Nahe der Stadt Butte im US-Bundesstaat Montana liegt einer der gefährlichsten Orte der gesamten Vereinigten Staaten. Die Rede ist von einer knapp 500 Meter tiefen Grube, angefüllt mit Millionen von Kubikmetern an hochgiftigem Wasser. Derart gigantisch sind die Ausmaße des sogenannten Berkeley Pit, dass es auf Luftaufnahmen nur aussieht wie ein gewaltiges schwarzes Loch. Und dennoch könnte dieser unwirtliche, ja potentiell tödliche Ort, einen Durchbruch in der Krebsforschung bergen.
Der Berkeley Pit war einst eine der größten Kupferminen auf der ganzen Welt. Laut der Seite „Visit Montana“ nahm diese 1955 ihren Betrieb auf, verschlang in der Folge immer mehr Land. Dem Hunger nach Rohstoffen fielen die Gemeinden Meaderville und McQueen zum Opfer, genauso wie ein Teil von Buttes East Side. Die Minengesellschaft kaufte den Menschen ihre Häuser ab, opferte genauso Geschäfte und Schulen ihrer Jagd nach dem Kupfer. In der Folge wuchs die Grube, die heute als Berkeley Pit bekannt ist, auf schier gigantische Ausmaße an.

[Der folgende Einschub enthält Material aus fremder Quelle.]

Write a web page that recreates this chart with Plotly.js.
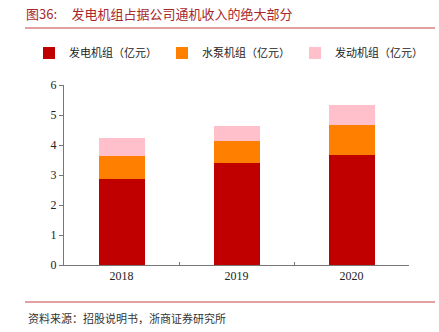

Leben in dem tödlichen Wasser
Gut 2100 Meter ist sie heute lang, 1700 Meter breit und fast einen halben Kilometer tief. Bis zu ihrer Schließung im Jahre 1982 gewann man hier mehr als 290 Millionen Tonnen Kupfererz. Dafür bewegte man unvorstellbare 1,5 Milliarden Tonnen Abraum aus der Grube, die heute als das Berkeley Pit berüchtigt ist. Denn der „New York Times“ zufolge füllte sich das gewaltige Loch mit der Zeit mit Wasser, welches mit zahlreichen giftigen Chemikalien „angereichert“ ist – unter ihnen Schwefelsäure, Cadmium, Arsen, Aluminium und Zink.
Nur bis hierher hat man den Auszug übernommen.